[Start of Data lines]

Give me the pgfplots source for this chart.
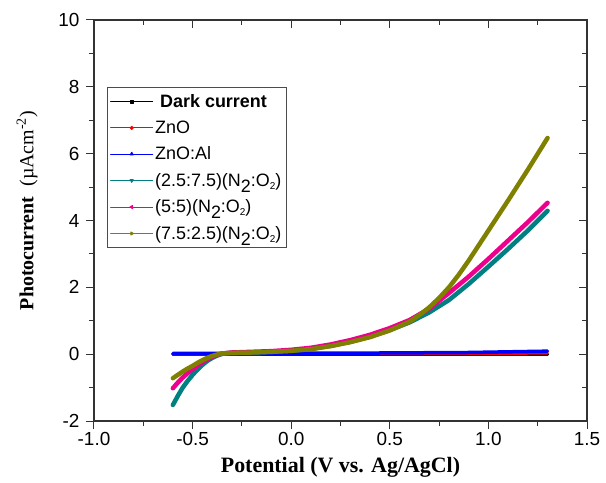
\documentclass[border=0pt]{standalone}
\usepackage{pgfplots}
\pgfplotsset{compat=1.18}
\usepackage{fontspec}
\setmainfont{Liberation Serif}
\newfontfamily\arial{Liberation Sans}
\definecolor{cteal}{HTML}{008080}
\definecolor{colive}{HTML}{808000}
% N2:O2 as in the original: big lowered 2 after N, small one after O
\newcommand{\ntwo}{N\raisebox{-6bp}{2}:O\raisebox{-3bp}{\fontsize{10}{10}\selectfont 2}}

\begin{document}
\begin{tikzpicture}
\pgfplotsset{every axis/.append style={
  scale only axis, width=493bp, height=401bp,
  xmin=-1, xmax=1.5, ymin=-2, ymax=10,
  xtick={-1,-0.5,...,1.5}, ytick={-2,0,...,10},
  minor x tick num=1, minor y tick num=1,
  major tick length=8bp, minor tick length=5bp,
  axis line style={line width=1.2bp, black!80},
  every tick/.style={line width=1bp, black!80},
}}
\begin{axis}[
  xtick pos=bottom, ytick pos=left, tick align=outside,
  /pgf/number format/assume math mode=true,
  tick label style={font=\arial\fontsize{19}{22}\selectfont},
  xticklabel style={/pgf/number format/.cd, fixed, fixed zerofill, precision=1},
  yticklabel style={xshift=-3bp},
  xlabel={\bfseries Potential (V vs. Ag/AgCl)},
  ylabel={\textbf{Photocurrent}\ \ (\textmu Acm\textsuperscript{-2})},
  xlabel style={font=\fontsize{22}{24}\selectfont},
  ylabel style={font=\fontsize{20}{24}\selectfont, xshift=10bp},
  xlabel shift=5bp, ylabel shift=14bp,
  legend cell align=left,
  legend image code/.code={\draw[mark repeat=2,mark phase=2,#1] plot coordinates {(0bp,0bp)(21bp,0bp)(42bp,0bp)};},
  legend image post style={line width=1bp},
  legend style={at={(0.026,0.833)}, anchor=north west, draw=black!70, line width=0.8bp,
    font=\arial\fontsize{18}{20}\selectfont, row sep=8bp, inner xsep=3bp, inner ysep=5bp},
  every axis plot/.append style={line join=round, line cap=round},
]
\addplot[black, line width=3bp, mark=square*, mark size=1.6bp, mark phase=1000] coordinates {
(-0.60,0.00) (-0.30,0.00) (0.00,0.00) (0.30,0.00) (0.60,0.00) (0.90,0.00) (1.30,0.00)};
\addlegendentry{\hspace{5bp}\bfseries Dark current}
\addplot[red, line width=3bp, mark=*, mark size=1.6bp, mark phase=1000] coordinates {
(-0.60,0.00) (-0.30,0.00) (0.00,0.01) (0.30,0.01) (0.60,0.01) (0.90,0.02) (1.30,0.03)};
\addlegendentry{ZnO}
\addplot[blue, line width=3.5bp, mark=triangle*, mark size=1.8bp, mark phase=1000] coordinates {
(-0.60,0.02) (-0.30,0.02) (0.00,0.03) (0.30,0.03) (0.60,0.04) (0.90,0.05) (1.10,0.07) (1.30,0.09)};
\addlegendentry{ZnO:Al}
\addplot[cteal, line width=4.5bp, mark=triangle*, mark options={rotate=180}, mark size=1.8bp, mark phase=1000] coordinates {
(-0.60,-1.52) (-0.575,-1.25) (-0.55,-1.00) (-0.525,-0.80) (-0.50,-0.62) (-0.475,-0.46)
(-0.45,-0.32) (-0.425,-0.20) (-0.40,-0.11) (-0.375,-0.04) (-0.35,0.01) (-0.325,0.03)
(-0.30,0.04) (-0.20,0.05) (-0.10,0.07) (0.00,0.10) (0.10,0.16) (0.20,0.25) (0.30,0.37)
(0.40,0.53) (0.50,0.72) (0.60,0.95) (0.70,1.25) (0.80,1.62) (0.90,2.10) (1.00,2.62)
(1.10,3.15) (1.20,3.70) (1.30,4.29)};
\addlegendentry{(2.5:7.5)(\ntwo)}
\addplot[magenta, line width=4.5bp, mark=triangle*, mark options={rotate=90}, mark size=1.8bp, mark phase=1000] coordinates {
(-0.60,-1.02) (-0.575,-0.85) (-0.55,-0.70) (-0.525,-0.57) (-0.50,-0.45) (-0.475,-0.34)
(-0.45,-0.24) (-0.425,-0.15) (-0.40,-0.08) (-0.375,-0.02) (-0.35,0.02) (-0.30,0.05)
(-0.20,0.07) (-0.10,0.09) (0.00,0.13) (0.10,0.19) (0.20,0.29) (0.30,0.42) (0.40,0.58)
(0.50,0.78) (0.60,1.02) (0.70,1.36) (0.80,1.83) (0.90,2.32) (1.00,2.85) (1.10,3.40)
(1.20,3.95) (1.30,4.53)};
\addlegendentry{(5:5)(\ntwo)}
\addplot[colive, line width=4.5bp, mark=triangle*, mark options={rotate=-90}, mark size=1.8bp, mark phase=1000] coordinates {
(-0.60,-0.72) (-0.575,-0.62) (-0.55,-0.52) (-0.525,-0.43) (-0.50,-0.35) (-0.475,-0.26)
(-0.45,-0.18) (-0.425,-0.11) (-0.40,-0.05) (-0.375,-0.01) (-0.35,0.02) (-0.30,0.04)
(-0.20,0.05) (-0.10,0.07) (0.00,0.10) (0.10,0.15) (0.20,0.24) (0.30,0.36) (0.40,0.51)
(0.50,0.71) (0.60,0.97) (0.65,1.17) (0.70,1.40) (0.75,1.68) (0.80,2.00) (0.85,2.38)
(0.90,2.80) (0.95,3.25) (1.00,3.70) (1.10,4.60) (1.20,5.52) (1.30,6.47)};
\addlegendentry{(7.5:2.5)(\ntwo)}
\end{axis}
\begin{axis}[
  xtick pos=top, ytick pos=right, tick align=inside,
  xticklabels={}, yticklabels={},
]
\end{axis}
\pgfresetboundingbox
\path ([shift={(-94bp,-62bp)}]current axis.south west) rectangle ([shift={(19bp,20bp)}]current axis.north east);
\end{tikzpicture}
\end{document}
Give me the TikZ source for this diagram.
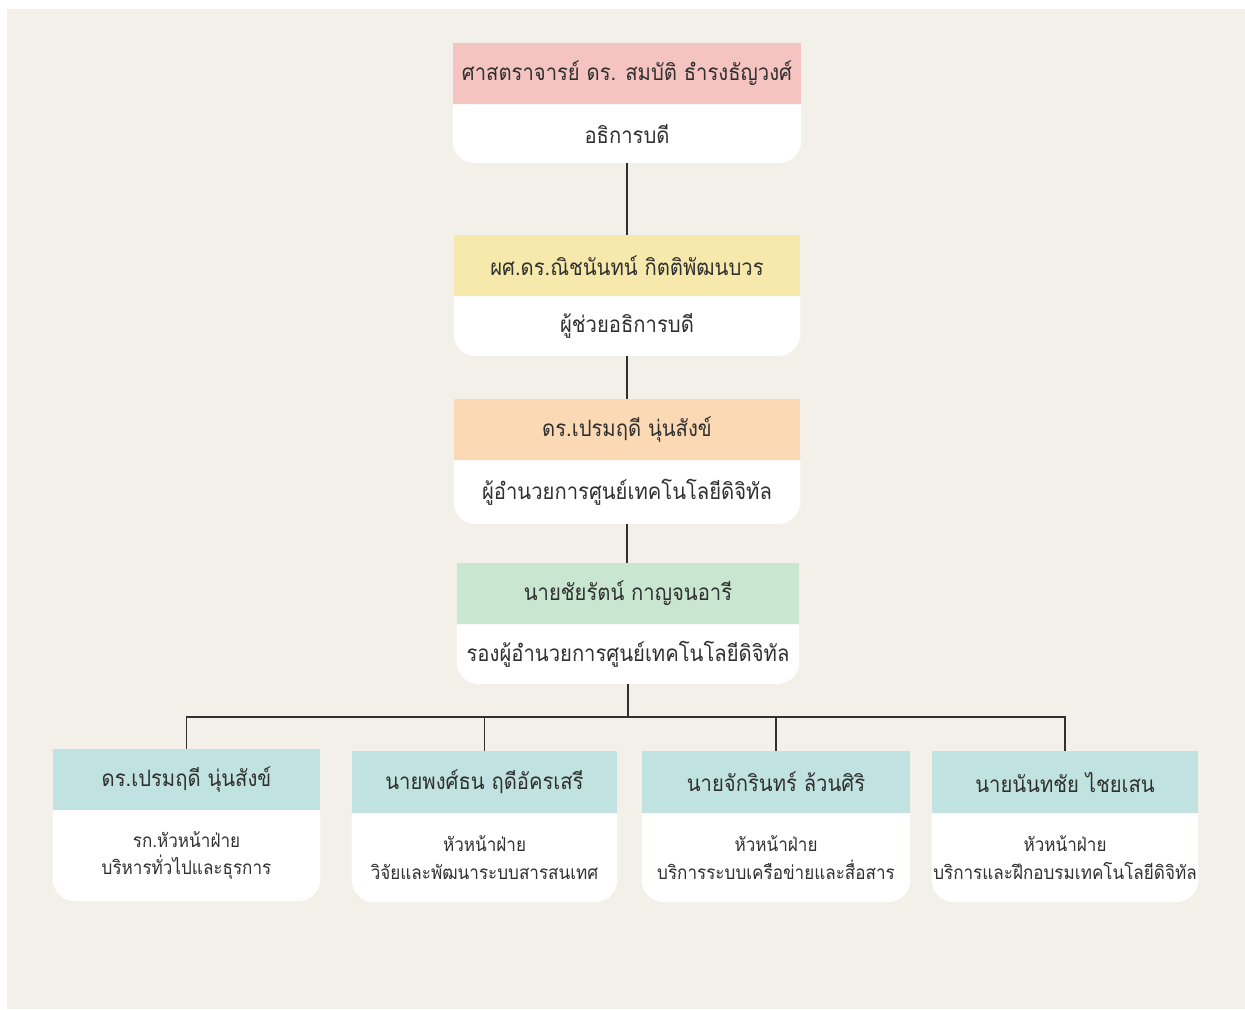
\documentclass[tikz,border=0pt]{standalone}
\usepackage{fontspec}
\newfontfamily\thai[Script=Thai,FakeStretch=0.9]{Loma}
\usetikzlibrary{positioning,backgrounds}
\definecolor{bgcream}{RGB}{243,239,233}
\definecolor{txtgray}{RGB}{48,48,48}
\definecolor{hdpink}{RGB}{245,196,193}
\definecolor{hdyellow}{RGB}{247,233,172}
\definecolor{hdorange}{RGB}{250,217,180}
\definecolor{hdgreen}{RGB}{200,230,208}
\definecolor{hdteal}{RGB}{192,226,224}
\tikzset{head/.style={rectangle,inner sep=0pt,text=txtgray,font=\thai\fontsize{12.8}{15}\selectfont}}
\tikzset{post/.style={rectangle,inner sep=0pt,text=txtgray,align=center,font=\thai\fontsize{12.8}{15}\selectfont}}
\tikzset{unit/.style={post,font=\thai\fontsize{10.8}{15.5}\selectfont}}
\tikzset{link/.style={draw=txtgray,line width=1pt}}

\begin{document}
\begin{tikzpicture}[x=0.02cm,y=0.02cm]
\useasboundingbox (0,0) rectangle (1245,-1009);
% top chain
\node (rector) at (627,-73.5) [head,fill=hdpink,minimum width=6.96cm,minimum height=1.22cm] {ศาสตราจารย์ ดร. สมบัติ ธำรงธัญวงศ์};
\node (rectorpos) [post,below=0pt of rector,minimum width=6.96cm,minimum height=1.16cm] {อธิการบดี};
\node (asst) at (627,-265.5) [head,fill=hdyellow,minimum width=6.92cm,minimum height=1.22cm] {ผศ.ดร.ณิชนันทน์ กิตติพัฒนบวร};
\node (asstpos) [post,below=0pt of asst,minimum width=6.92cm,minimum height=1.18cm] {ผู้ช่วยอธิการบดี};
\node (dir) at (627,-429.5) [head,fill=hdorange,minimum width=6.92cm,minimum height=1.22cm] {ดร.เปรมฤดี นุ่นสังข์};
\node (dirpos) [post,below=0pt of dir,minimum width=6.92cm,minimum height=1.26cm] {ผู้อำนวยการศูนย์เทคโนโลยีดิจิทัล};
\node (dep) at (628,-593.5) [head,fill=hdgreen,minimum width=6.84cm,minimum height=1.22cm] {นายชัยรัตน์ กาญจนอารี};
\node (deppos) [post,below=0pt of dep,minimum width=6.84cm,minimum height=1.18cm] {รองผู้อำนวยการศูนย์เทคโนโลยีดิจิทัล};
% division heads
\node (hdA) at (186.5,-779.5) [head,fill=hdteal,minimum width=5.34cm,minimum height=1.22cm] {ดร.เปรมฤดี นุ่นสังข์};
\node (hdApos) [unit,below=0pt of hdA,minimum width=5.34cm,minimum height=1.8cm] {รก.หัวหน้าฝ่าย\\บริหารทั่วไปและธุรการ};
\node (hdB) at (484.5,-782) [head,fill=hdteal,minimum width=5.3cm,minimum height=1.24cm] {นายพงศ์ธน ฤดีอัครเสรี};
\node (hdBpos) [unit,below=0pt of hdB,minimum width=5.3cm,minimum height=1.76cm] {หัวหน้าฝ่าย\\วิจัยและพัฒนาระบบสารสนเทศ};
\node (hdC) at (776,-782) [head,fill=hdteal,minimum width=5.36cm,minimum height=1.24cm] {นายจักรินทร์ ล้วนศิริ};
\node (hdCpos) [unit,below=0pt of hdC,minimum width=5.36cm,minimum height=1.76cm] {หัวหน้าฝ่าย\\บริการระบบเครือข่ายและสื่อสาร};
\node (hdD) at (1065,-782) [head,fill=hdteal,minimum width=5.32cm,minimum height=1.24cm] {นายนันทชัย ไชยเสน};
\node (hdDpos) [unit,below=0pt of hdD,minimum width=5.32cm,minimum height=1.76cm] {หัวหน้าฝ่าย\\บริการและฝึกอบรมเทคโนโลยีดิจิทัล};
% page and white card bodies behind the text
\begin{scope}[on background layer]
\fill[white] (0,0) rectangle (1245,-1009);
\fill[bgcream] (7,-9) rectangle (1245,-1009);
\foreach \p in {rectorpos,asstpos,dirpos,deppos,hdApos,hdBpos,hdCpos,hdDpos}
  \fill[white] (\p.north west) -- (\p.west) [rounded corners=0.44cm] |- (\p.south) -| (\p.east) [sharp corners] -- (\p.north east) -- cycle;
\end{scope}
% connectors
\coordinate (bus) at (632,-717);
\draw[link] (rectorpos.south) -- (asst.north);
\draw[link] (asstpos.south) -- (dir.north);
\draw[link] (dirpos.south) -- (dirpos.south |- dep.north);
\draw[link] (deppos.south) -- (deppos.south |- bus);
\draw[link] (hdA.north) -- (hdA.north |- bus) -- (hdD.north |- bus) -- (hdD.north);
\draw[link] (hdB.north) -- (hdB.north |- bus);
\draw[link] (hdC.north) -- (hdC.north |- bus);
\end{tikzpicture}
\end{document}
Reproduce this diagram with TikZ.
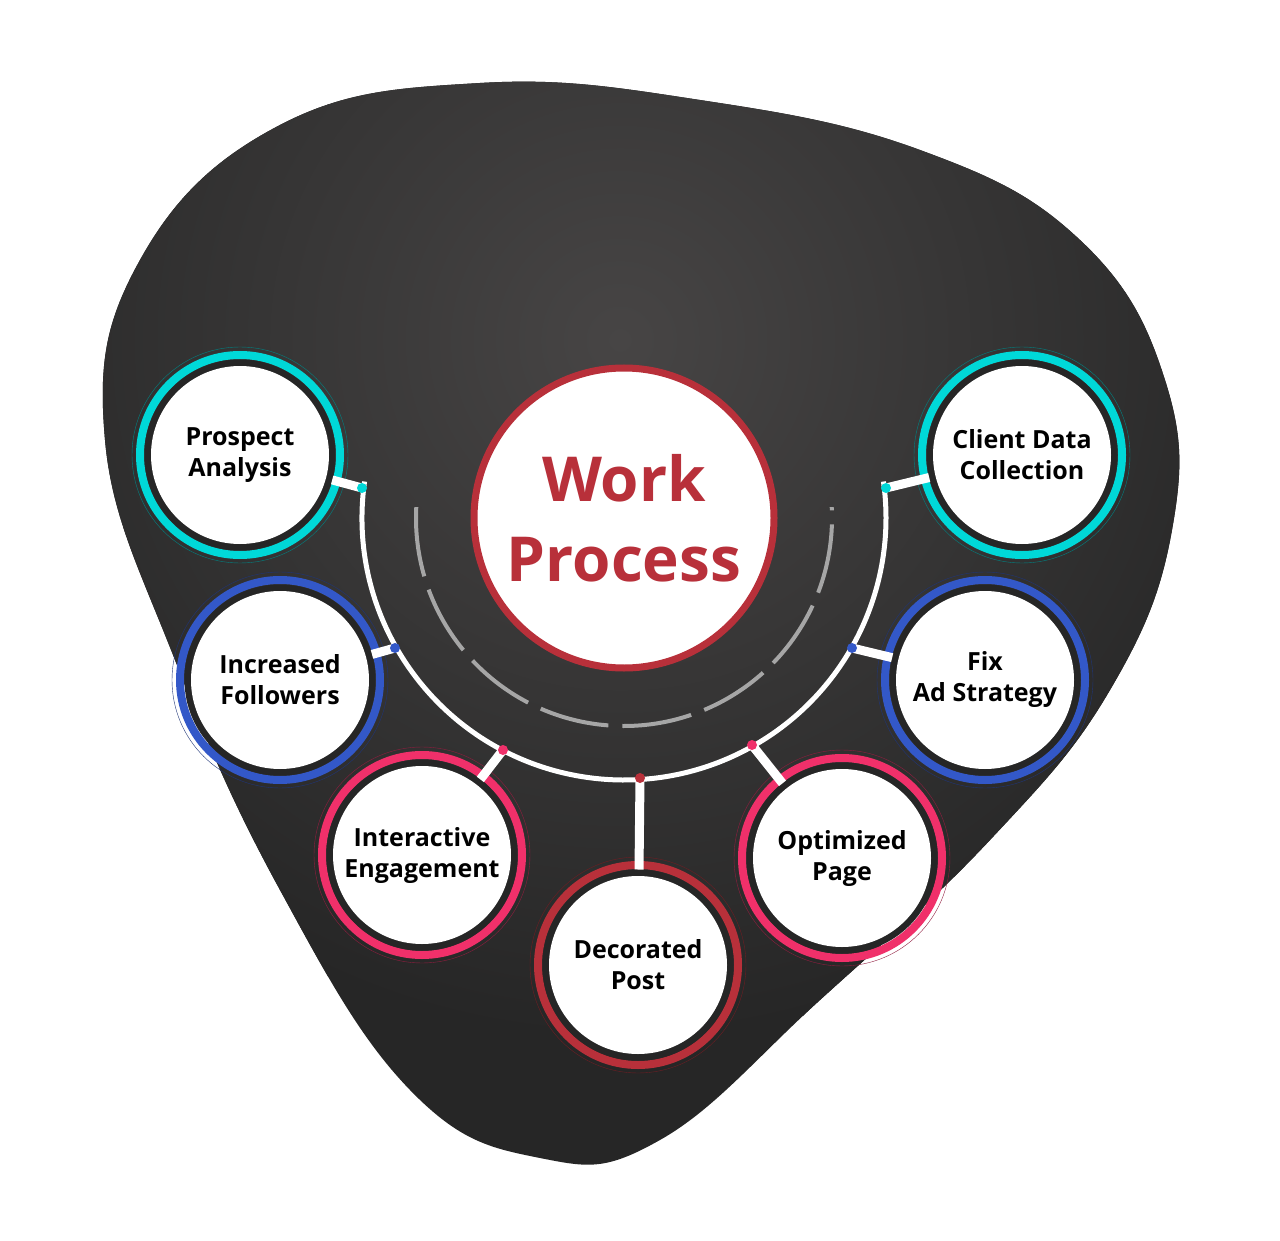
\documentclass[tikz,border=0pt]{standalone}
\usepackage{fontspec}
\setmainfont{Open Sans}
\begin{document}
\begin{tikzpicture}[x=1pt,y=-1pt,
  sat/.style={circle,fill=white,draw=black!85,line width=7pt,minimum size=184pt,align=center,font=\fontsize{25}{31}\selectfont\bfseries,inner sep=0pt},
  ring/.style={line width=8pt},
  lab/.style={align=center,font=\fontsize{25}{31}\selectfont\bfseries},
  stub/.style={white,line width=9pt}]
\definecolor{cy}{HTML}{00D8D8}
\definecolor{bl}{HTML}{3358C8}
\definecolor{pk}{HTML}{F0306A}
\definecolor{rd}{HTML}{B8303A}
\definecolor{bg}{HTML}{262626}
\definecolor{bgc}{HTML}{474545}
\useasboundingbox (0,0) rectangle (1280,1241);
\def\blob{plot[smooth cycle,tension=0.7] coordinates {(480,83)(700,100)(920,150)(1080,240)(1165,380)(1172,530)(1110,690)(990,840)(820,1000)(660,1140)(540,1158)(410,1090)(280,890)(175,660)(105,440)(140,260)(280,125)}}
\path[fill=bg] \blob;
\begin{scope}
\clip \blob;
\shade[inner color=bgc,outer color=bg] (620,340) circle (700);
\end{scope}
% central
\node[circle,fill=white,draw=rd,line width=7pt,minimum size=300pt,inner sep=0pt,align=center,text=rd,font=\fontsize{62}{80}\selectfont\bfseries] (wp) at (624,518) {Work\\Process};
% arcs
\draw[white,line width=5pt] ([shift={(188:262)}]624,518) arc[start angle=188,end angle=-8,radius=262];
\draw[gray!70,line width=4pt,dash pattern=on 70pt off 14pt] ([shift={(183:208)}]624,518) arc[start angle=183,end angle=-3,radius=208];
% satellites
\foreach \n/\x/\y/\c in {pa/240/455/cy,cd/1022/455/cy,inc/280/680/bl,fx/985/680/bl,ie/422/855/pk,op/842/858/pk,dp/638/965/rd}{
  \draw[\c,ring] (\x,\y) circle (100);
  \draw[\c!60!black,line width=0.4pt] (\x,\y) circle (108);
  \node[sat] (\n) at (\x,\y) {};
}
% connectors
\foreach \n/\px/\py/\c in {pa/362/488/cy,cd/886/488/cy,inc/395/648/bl,fx/852/648/bl,ie/503/750/pk,op/752/745/pk,dp/640/778/rd}{
  \coordinate (c\n) at (\px,\py);
  \draw[stub] (c\n) -- (\n);
  \fill[\c] (c\n) circle (5);
}
\foreach \n in {pa,cd,inc,fx,ie,op,dp}{\node[sat,draw=none,minimum size=178pt] at (\n) {};}
\node[lab] at (pa) {Prospect\\Analysis};
\node[lab] at (cd) {Client Data\\Collection};
\node[lab] at (inc) {Increased\\Followers};
\node[lab] at (fx) {Fix\\Ad Strategy};
\node[lab] at (ie) {Interactive\\Engagement};
\node[lab] at (op) {Optimized\\Page};
\node[lab] at (dp) {Decorated\\Post};
\end{tikzpicture}
\end{document}
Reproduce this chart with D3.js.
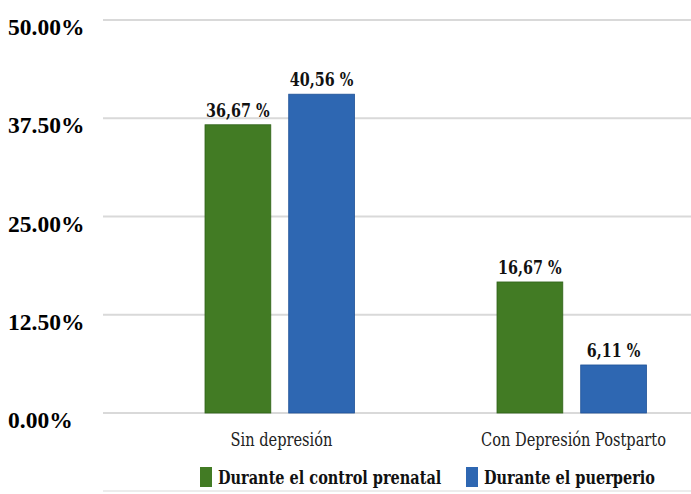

[End of Data lines]

*Goal*: Copy every line above in which the string "chart" shows up.

*Task solution*:
Give me the pgfplots source for this chart.
Reproduce this chart with D3.js.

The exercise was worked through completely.